In the listing below, how many lines contain the word "diagram"? Please respond with the number only.

** begin **

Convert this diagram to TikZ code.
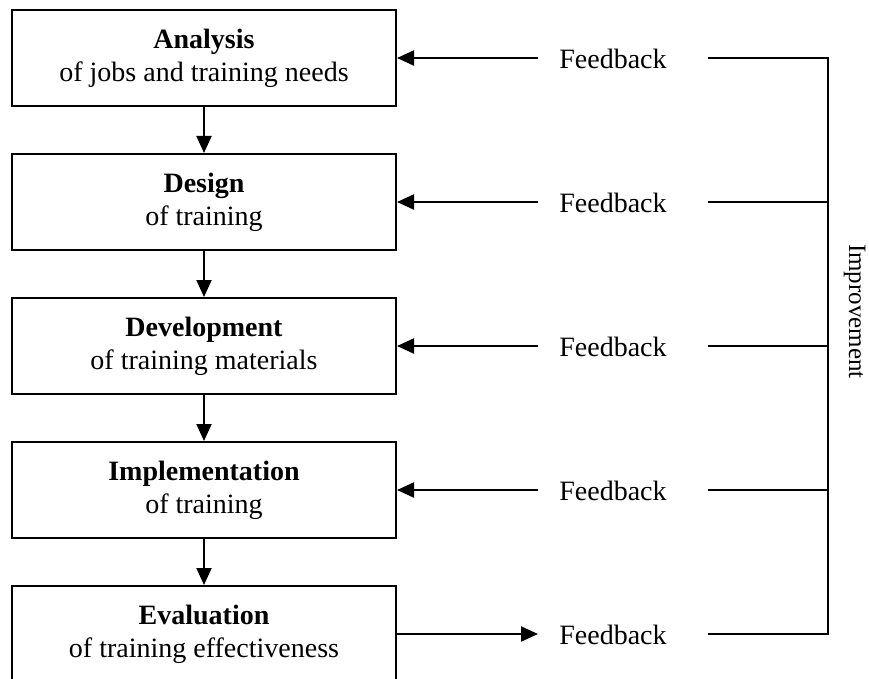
\documentclass[tikz,border=0pt]{standalone}
\usepackage{fontspec}
\setmainfont{Liberation Serif}
\usetikzlibrary{arrows.meta}
\begin{document}
\begin{tikzpicture}[x=1pt,y=-1pt,line width=2pt,
  stage/.style={draw, rectangle, minimum width=384pt, minimum height=96pt, inner sep=0pt, align=center, font=\fontsize{28}{33}\selectfont},
  fb/.style={font=\fontsize{28}{33}\selectfont, inner sep=0pt},
  tip/.style={-{Triangle[length=17pt,width=15pt]}}]
\useasboundingbox (0,0) rectangle (869,679);
\clip (0,0) rectangle (869,679);
% stages
\node[stage] (b1) at (204,58) {\textbf{Analysis}\\of jobs and training needs};
\node[stage] (b2) at (204,202) {\textbf{Design}\\of training};
\node[stage] (b3) at (204,346) {\textbf{Development}\\of training materials};
\node[stage] (b4) at (204,490) {\textbf{Implementation}\\of training};
\node[stage] (b5) at (204,634) {\textbf{Evaluation}\\of training effectiveness};
% feedback labels
\node[fb] (f1) at (613,59) {Feedback};
\node[fb] (f2) at (613,203) {Feedback};
\node[fb] (f3) at (613,347) {Feedback};
\node[fb] (f4) at (613,491) {Feedback};
\node[fb] (f5) at (613,635) {Feedback};
% connector ends
\coordinate (l1) at (538,58);
\coordinate (l2) at (538,202);
\coordinate (l3) at (538,346);
\coordinate (l4) at (538,490);
\coordinate (l5) at (538,634);
\coordinate (r1) at (708,58);
\coordinate (r2) at (708,202);
\coordinate (r3) at (708,346);
\coordinate (r4) at (708,490);
\coordinate (r5) at (708,634);
\coordinate (c1) at (828,58);
\coordinate (c2) at (828,202);
\coordinate (c3) at (828,346);
\coordinate (c4) at (828,490);
\coordinate (c5) at (828,634);
% vertical flow
\draw[tip] (b1.south) -- (b2.north);
\draw[tip] (b2.south) -- (b3.north);
\draw[tip] (b3.south) -- (b4.north);
\draw[tip] (b4.south) -- (b5.north);
% feedback arrows
\draw[tip] (l1) -- (b1.east);
\draw[tip] (l2) -- (b2.east);
\draw[tip] (l3) -- (b3.east);
\draw[tip] (l4) -- (b4.east);
\draw[tip] (b5.east) -- (l5);
% improvement bracket
\draw (r1) -- (c1) -- (c5) -- (r5);
\draw (r2) -- (c2);
\draw (r3) -- (c3);
\draw (r4) -- (c4);
\node[font=\fontsize{25}{30}\selectfont, inner sep=0pt, rotate=-90, anchor=base west] (imp) at (849,243) {Improvement};
\end{tikzpicture}
\end{document}
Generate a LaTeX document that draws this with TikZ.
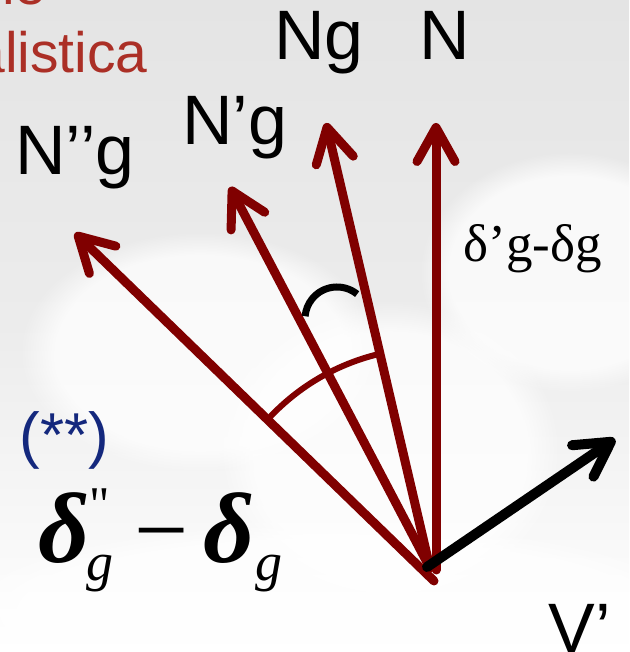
\documentclass[tikz,border=0pt]{standalone}
\usepackage{fontspec}
\setmainfont{Liberation Sans}
\newfontfamily\timesfont{Liberation Serif}
\usetikzlibrary{arrows.meta,calc,fadings}
\definecolor{vecred}{RGB}{128,0,0}
\definecolor{titlered}{RGB}{171,47,38}
\definecolor{starblue}{RGB}{20,40,125}
\definecolor{cloudgray}{RGB}{228,228,228}

\begin{document}
\begin{tikzpicture}[
  x=0.5pt,y=0.5pt,
  lbl/.style={inner sep=0pt,anchor=base west,font=\fontsize{35}{42}\selectfont},
  ttl/.style={inner sep=0pt,anchor=base east,text=titlered,font=\fontsize{28.5}{34}\selectfont},
  vec/.style={draw=vecred,line width=4.5pt,line cap=round,
              -{Straight Barb[length=17pt,width=19pt,round]}},
  vel/.style={vec,draw=black,line width=5pt},
  angarc/.style={draw=vecred,line width=3pt},
  cloud/.style={fill=white,fill opacity=.75,path fading=circle with fuzzy edge 20 percent},
  bigd/.style={inner sep=0pt,anchor=base west,font=\timesfont\bfseries\itshape\fontsize{50}{60}\selectfont},
  subg/.style={inner sep=0pt,anchor=base west,font=\timesfont\itshape\fontsize{27}{32}\selectfont}
]
% background
\clip (0,0) rectangle (629,652);
\shade[top color=cloudgray,bottom color=white,middle color=cloudgray!70!white] (0,0) rectangle (629,652);
\fill[cloud] (390,200) ellipse (170 and 150);
\fill[cloud] (570,380) ellipse (150 and 120);
\fill[cloud] (200,300) ellipse (180 and 120);
\fill[cloud] (330,40) ellipse (380 and 90);

% title (cut by the frame)
\node[ttl] (ttlA) at (47,647) {le};
\node[ttl] (ttlB) at (148,579) {balistica};

% vectors
\coordinate (O) at (430,84);
\coordinate (Obot) at (434,71);
\coordinate (Oright) at (436,82);
\coordinate (Ov) at (427,85);
\coordinate (tipN) at (436,529);
\coordinate (tipNg) at (326,529);
\coordinate (tipNpg) at (230,465);
\coordinate (tipNppg) at (75,419);
\coordinate (tipV) at (615,213);
\draw[vec] (Oright) -- (tipN);
\draw[vec] (O) -- (tipNg);
\draw[vec] (O) -- (tipNpg);
\draw[vec] (Obot) -- (tipNppg);
\draw[vel] (Ov) -- (tipV);

% angles
\draw[angarc] ($(O)+(103.2:110pt)$) arc[start angle=103.2,end angle=136.7,radius=110pt];
\coordinate (Cs) at (337,333);
\draw[line width=3.5pt] ($(Cs)+(51:16pt)$) arc[start angle=51,end angle=175,radius=16pt];

% labels
\node[lbl] (lblN) at (419,592) {N};
\node[lbl] (lblNg) at (274,592) {Ng};
\node[lbl] (lblNpg) at (182,507) {N’g};
\node[lbl] (lblNppg) at (15,477) {N’’g};
\node[lbl] (lblV) at (548,-1) {V’};
\node[inner sep=0pt,anchor=base west,font=\timesfont\fontsize{26.5}{32}\selectfont]
  (lblDiff) at (463,390) {δ’g-δg};
\node[inner sep=0pt,anchor=base west,text=starblue,font=\fontsize{31}{37}\selectfont]
  (stars) at (19,195) {(**)};

% delta'' - delta
\node[bigd] (dA) at (38,89) {δ};
\node[inner sep=0pt,anchor=north,font=\timesfont\fontsize{25}{30}\selectfont] (dpp) at (100,164) {"};
\node[subg] (gA) at (86,71) {g};
\node[inner sep=0pt,anchor=base west,font=\timesfont\fontsize{48}{58}\selectfont] (mns) at (134,89) {−};
\node[bigd] (dB) at (203,89) {δ};
\node[subg] (gB) at (255,71) {g};
\end{tikzpicture}
\end{document}
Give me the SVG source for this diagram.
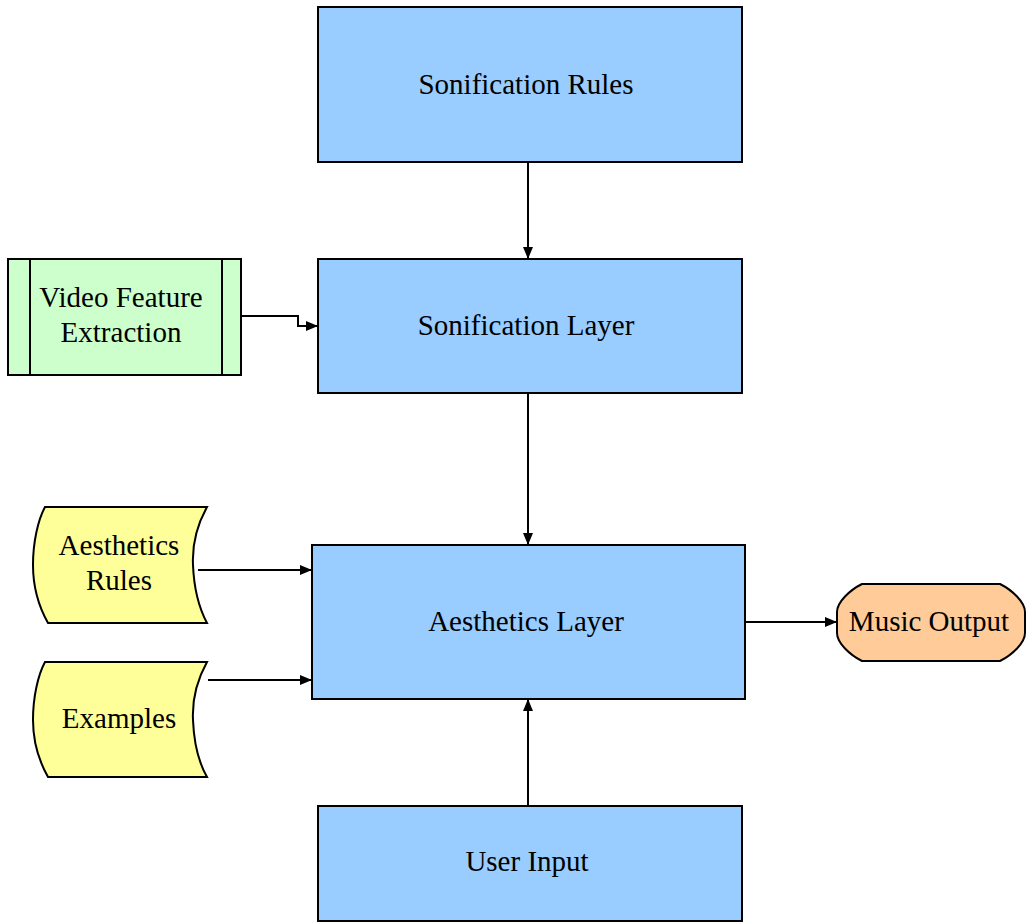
<svg xmlns="http://www.w3.org/2000/svg" width="1026" height="922" viewBox="0 0 1026 922">
<defs>
<style>
.box{fill:#99CCFF;stroke:#000;stroke-width:2}
.green{fill:#CCFFCC;stroke:#000;stroke-width:2}
.yellow{fill:#FFFF99;stroke:#000;stroke-width:2}
.orange{fill:#FFCC99;stroke:#000;stroke-width:2}
.ln{fill:none;stroke:#000;stroke-width:2}
text{font-family:"Liberation Serif","Times New Roman",serif;font-size:29px;fill:#000;text-anchor:middle}
</style>
<marker id="arr" viewBox="0 0 12 10" refX="12" refY="5" markerWidth="12" markerHeight="10" markerUnits="userSpaceOnUse" orient="auto">
<path d="M0,0 L12,5 L0,10 Z" fill="#000"/>
</marker>
</defs>
<rect width="1026" height="922" fill="#fff"/>
<g id="connectors">
<path class="ln" d="M528,162 V259" marker-end="url(#arr)"/>
<path class="ln" d="M241,316 H298 V326 H318" marker-end="url(#arr)"/>
<path class="ln" d="M528,393 V545" marker-end="url(#arr)"/>
<path class="ln" d="M198,570 H312" marker-end="url(#arr)"/>
<path class="ln" d="M208,680 H312" marker-end="url(#arr)"/>
<path class="ln" d="M528,806 V699" marker-end="url(#arr)"/>
<path class="ln" d="M745,622 H837" marker-end="url(#arr)"/>
</g>
<g id="sonification-rules">
<rect class="box" x="318" y="7" width="424" height="155"/>
<text x="526" y="94">Sonification Rules</text>
</g>
<g id="sonification-layer">
<rect class="box" x="318" y="259" width="424" height="134"/>
<text x="526" y="335">Sonification Layer</text>
</g>
<g id="video-feature-extraction">
<rect class="green" x="8" y="259" width="233" height="116"/>
<line class="ln" x1="30" y1="259" x2="30" y2="375"/>
<line class="ln" x1="222" y1="259" x2="222" y2="375"/>
<text x="121" y="307">Video Feature</text>
<text x="121" y="342">Extraction</text>
</g>
<g id="aesthetics-rules">
<path class="yellow" d="M45,507 L207,507 C197,525 192,545 193,565 C194,590 199,608 207,623 L48,623 C39,607 33,588 33,565 C33,542 38,520 45,507 Z"/>
<text x="119" y="555">Aesthetics</text>
<text x="119" y="590">Rules</text>
</g>
<g id="examples">
<path class="yellow" d="M45,662 L207,662 C197,680 192,700 193,720 C194,745 199,763 207,777 L48,777 C39,761 33,742 33,720 C33,697 38,675 45,662 Z"/>
<text x="119" y="728">Examples</text>
</g>
<g id="aesthetics-layer">
<rect class="box" x="312" y="545" width="433" height="154"/>
<text x="526" y="631">Aesthetics Layer</text>
</g>
<g id="music-output">
<path class="orange" d="M862,584 H1000 C1012,590 1025,602 1025,612 V633 C1025,643 1012,655 1000,661 H862 C850,655 837,643 837,633 V612 C837,602 850,590 862,584 Z"/>
<text x="929" y="631">Music Output</text>
</g>
<g id="user-input">
<rect class="box" x="318" y="806" width="424" height="115"/>
<text x="527" y="871">User Input</text>
</g>
</svg>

** end **

◆ TASK ANSWER:
2